*WHAT TO WORK ON:*
Return only the lines from the top of the data down to the one that holds "import plotly.graph_objects as go", both included, without any pictures.
:: DATA PROVIDED ::
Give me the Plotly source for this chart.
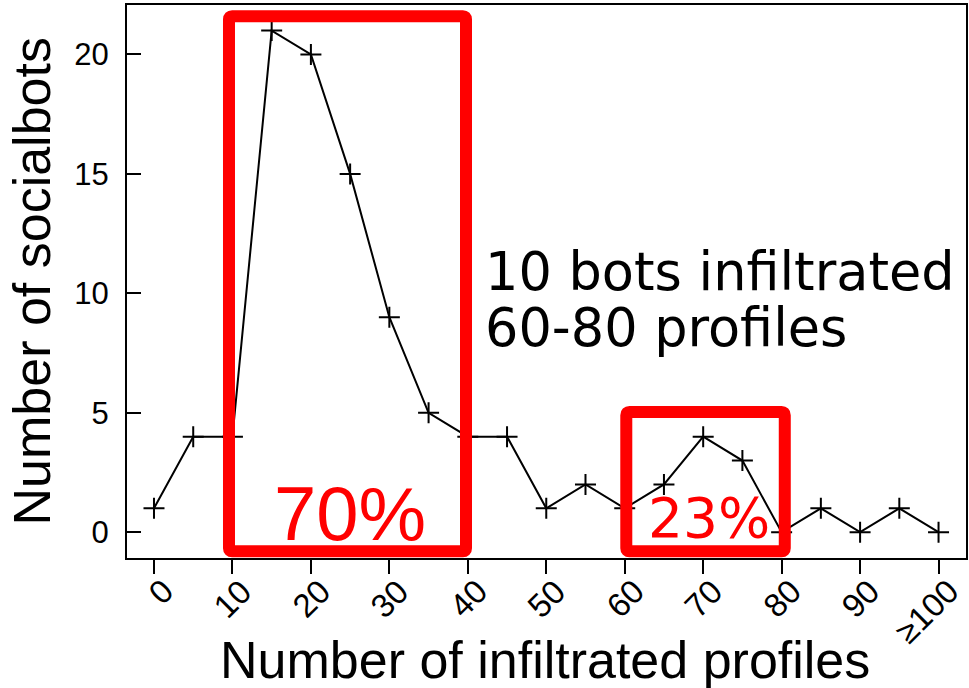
import plotly.graph_objects as go

# ---- data ----
profiles = [0, 5, 10, 15, 20, 25, 30, 35, 40, 45, 50, 55, 60, 65, 70, 75, 80, 85, 90, 95, 100]
socialbots = [1, 4, 4, 21, 20, 15, 9, 5, 4, 4, 1, 2, 1, 2, 4, 3, 0, 1, 0, 1, 0]
tick_vals = [0, 10, 20, 30, 40, 50, 60, 70, 80, 90, 100]
tick_text = ["0", "10", "20", "30", "40", "50", "60", "70", "80", "90", "≥100"]
y_ticks = [0, 5, 10, 15, 20]

label_big = "70%"
label_small = "23%"
note_line1 = "10 bots infiltrated"
note_line2 = "60-80 profiles"
x_title = "Number of infiltrated profiles"
y_title = "Number of socialbots"

SANS = "Liberation Sans, Arial, Helvetica, sans-serif"
VERD = "DejaVu Sans, Verdana, sans-serif"
RED = "#ff0000"

fig = go.Figure()
fig.add_trace(go.Scatter(
    x=profiles, y=socialbots, mode="lines+markers",
    line=dict(color="black", width=2),
    marker=dict(symbol="cross-thin", size=15, line=dict(color="black", width=2)),
    showlegend=False, hoverinfo="skip",
))


def rounded_rect(x0, y0, x1, y1, rx, ry):
    return (f"M {x0+rx},{y0} L {x1-rx},{y0} Q {x1},{y0} {x1},{y0+ry} "
            f"L {x1},{y1-ry} Q {x1},{y1} {x1-rx},{y1} L {x0+rx},{y1} "
            f"Q {x0},{y1} {x0},{y1-ry} L {x0},{y0+ry} Q {x0},{y0} {x0+rx},{y0} Z")


rx, ry = 0.4, 0.13
fig.add_shape(type="path", path=rounded_rect(9.56, -0.80, 39.77, 21.6, rx, ry),
              xref="x", yref="y", line=dict(color=RED, width=12), layer="above")
fig.add_shape(type="path", path=rounded_rect(60.2, -0.80, 80.4, 5.03, rx, ry),
              xref="x", yref="y", line=dict(color=RED, width=12), layer="above")

fig.add_annotation(x=25, y=0.8, text=label_big, showarrow=False, xanchor="center",
                   yanchor="middle", font=dict(family=SANS, size=76, color=RED))
fig.add_annotation(x=70.7, y=0.6, text=label_small, showarrow=False, xanchor="center",
                   yanchor="middle", font=dict(family=VERD, size=55, color=RED))
fig.add_annotation(x=41.9, y=10.9, text=note_line1, showarrow=False, xanchor="left",
                   yanchor="middle", font=dict(family=VERD, size=52.5, color="black"))
fig.add_annotation(x=41.9, y=8.55, text=note_line2, showarrow=False, xanchor="left",
                   yanchor="middle", font=dict(family=VERD, size=52.5, color="black"))

# rotated x tick labels (end of each label anchored just right of its tick)
for v, t in zip(tick_vals, tick_text):
    fig.add_annotation(x=v, y=0, xref="x", yref="paper", text=t, showarrow=False,
                       textangle=-45, xanchor="right", yanchor="top",
                       xshift=28, yshift=-13, borderpad=0,
                       font=dict(family=SANS, size=33, color="black"))

fig.add_annotation(x=0.498, y=-0.1844, xref="paper", yref="paper", text=x_title,
                   showarrow=False, xanchor="center", yanchor="middle",
                   font=dict(family=SANS, size=52, color="black"))
fig.add_annotation(x=(31 - 127) / 839, y=0.5, xref="paper", yref="paper", text=y_title,
                   showarrow=False, xanchor="center", yanchor="middle", textangle=-90,
                   font=dict(family=SANS, size=52, color="black"))

fig.update_layout(
    width=969, height=688,
    margin=dict(l=127, r=3, t=5, b=130, pad=0),
    plot_bgcolor="white", paper_bgcolor="white",
    font=dict(family=SANS, color="black"),
)
fig.update_xaxes(
    range=[-3.44, 103.5], tickmode="array", tickvals=tick_vals, ticktext=tick_text,
    showticklabels=False, ticks="outside", ticklen=14, tickwidth=2, tickcolor="black",
    showline=True, linecolor="black", linewidth=2, mirror=True,
    showgrid=False, zeroline=False, automargin=False,
)
fig.update_yaxes(
    range=[-1.08, 22.07], tickmode="array", tickvals=y_ticks,
    ticks="inside", ticklen=14, tickwidth=2, tickcolor="black",
    tickfont=dict(family=SANS, size=31, color="black"),
    showline=True, linecolor="black", linewidth=2, mirror=True,
    showgrid=False, zeroline=False, ticklabelstandoff=10, automargin=False,
)

fig.write_html("out.html", config={"displayModeBar": False},
               post_script="document.body.style.margin='0px';")
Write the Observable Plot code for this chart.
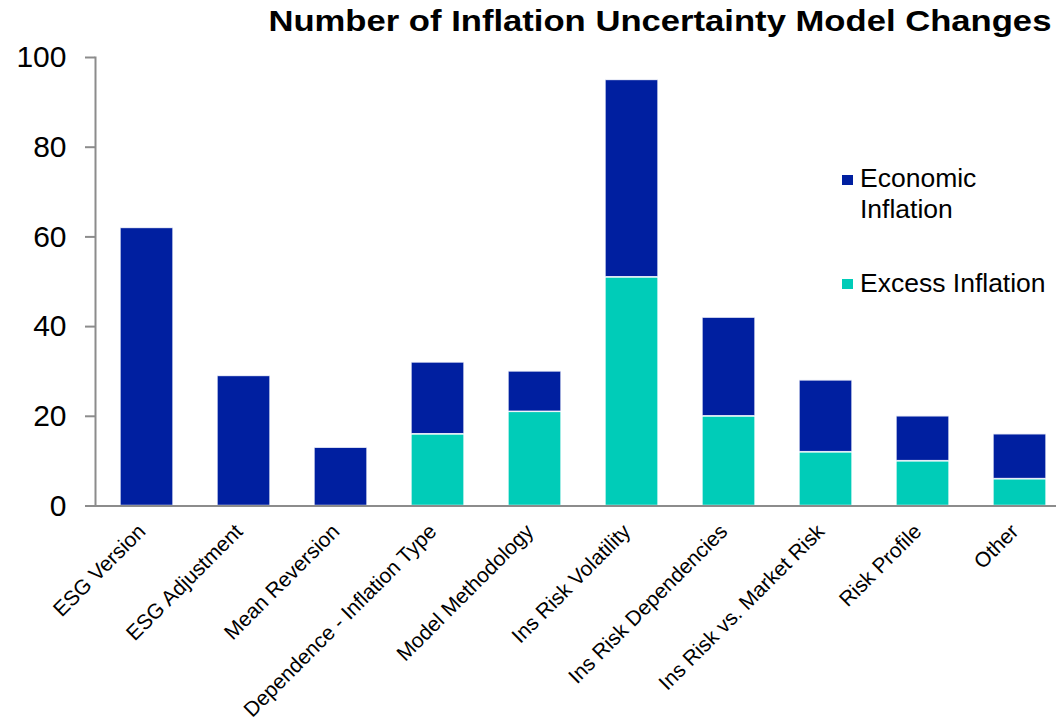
<!DOCTYPE html>
<html>
<head>
<meta charset="utf-8">
<script src="https://cdn.jsdelivr.net/npm/d3@7"></script>
<script src="https://cdn.jsdelivr.net/npm/@observablehq/plot@0.6"></script>
<style>
  html, body { margin: 0; padding: 0; background: #fff; }
  body { font-family: "Liberation Sans", Arial, sans-serif; }
  #wrap { position: relative; width: 1056px; height: 718px; overflow: hidden; }
  #title {
    position: absolute; right: 5px; top: 6px;
    font: bold 30px/30px "Liberation Sans", Arial, sans-serif;
    color: #000; white-space: nowrap; transform-origin: right center;
  }
  .leg { position: absolute; font: 26.5px/31px "Liberation Sans", Arial, sans-serif; color: #000; }
  .sw { position: absolute; width: 11px; height: 10px; }
  svg [aria-label="y-axis tick"] { stroke: #8c8c8c; stroke-width: 2; }
</style>
</head>
<body>
<div id="wrap">
  <div id="chart"></div>
  <div id="title">Number of Inflation Uncertainty Model Changes</div>
  <div id="legend"></div>
</div>
<script>
// Categories of model change
const categories = [
  "ESG Version",
  "ESG Adjustment",
  "Mean Reversion",
  "Dependence - Inflation Type",
  "Model Methodology",
  "Ins Risk Volatility",
  "Ins Risk Dependencies",
  "Ins Risk vs. Market Risk",
  "Risk Profile",
  "Other"
];

// Counts per series (stacked: excess at the bottom, economic on top)
const excessInflation   = [0, 0, 0, 16, 21, 51, 20, 12, 10, 6];
const economicInflation = [62, 29, 13, 16, 9, 44, 22, 16, 10, 10];

const seriesNames = ["Excess Inflation", "Economic Inflation"];
const seriesColors = ["#00CCB8", "#001FA0"];
const yTicks = [0, 20, 40, 60, 80, 100];

// Long-format table for the stacked bars
const rows = [];
categories.forEach((c, i) => {
  rows.push({category: c, series: seriesNames[0], value: excessInflation[i]});
  rows.push({category: c, series: seriesNames[1], value: economicInflation[i]});
});

const chart = Plot.plot({
  width: 1056,
  height: 718,
  marginTop: 57,
  marginBottom: 212.5,
  marginLeft: 95,
  marginRight: 0,
  style: {fontFamily: "Liberation Sans, Arial, sans-serif", color: "#000", background: "#fff"},
  x: {domain: categories, range: [94.3, 1072.1], paddingInner: 0.45, paddingOuter: 0.225},
  y: {domain: [0, 100]},
  color: {domain: seriesNames, range: seriesColors},
  marks: [
    Plot.barY(rows.filter(d => d.value > 0), {
      x: "category", y: "value", fill: "series",
      stroke: "white", strokeWidth: 1.5, strokeOpacity: 0.85
    }),
    Plot.frame({anchor: "left", stroke: "#8c8c8c", strokeWidth: 2}),
    Plot.axisY({ticks: yTicks, tickSize: 10, tickPadding: 19, fontSize: 30, label: null}),
    Plot.axisX({tickSize: 0, tickRotate: -45, tickPadding: 22, dx: -5, fontSize: 21, label: null}),
    Plot.ruleY([0], {stroke: "#8c8c8c", strokeWidth: 2})
  ]
});
document.getElementById("chart").appendChild(chart);

// Stretch the title to its full span
const title = document.getElementById("title");
const w = title.getBoundingClientRect().width;
title.style.transform = `scaleX(${783 / w})`;

// Legend, listed top to bottom: economic then excess
const legend = document.getElementById("legend");
const legendItems = [
  {label: "Economic<br>Inflation", color: seriesColors[1], top: 175, textTop: 163},
  {label: "Excess Inflation", color: seriesColors[0], top: 279, textTop: 268}
];
legendItems.forEach(it => {
  const sw = document.createElement("div");
  sw.className = "sw";
  sw.style.left = "842px";
  sw.style.top = it.top + "px";
  sw.style.background = it.color;
  legend.appendChild(sw);
  const tx = document.createElement("div");
  tx.className = "leg";
  tx.style.left = "860px";
  tx.style.top = it.textTop + "px";
  tx.innerHTML = it.label;
  legend.appendChild(tx);
});
</script>
</body>
</html>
:::
*SOLVED EXERCISE:*
Give me the Plotly source for this chart.
import plotly.graph_objects as go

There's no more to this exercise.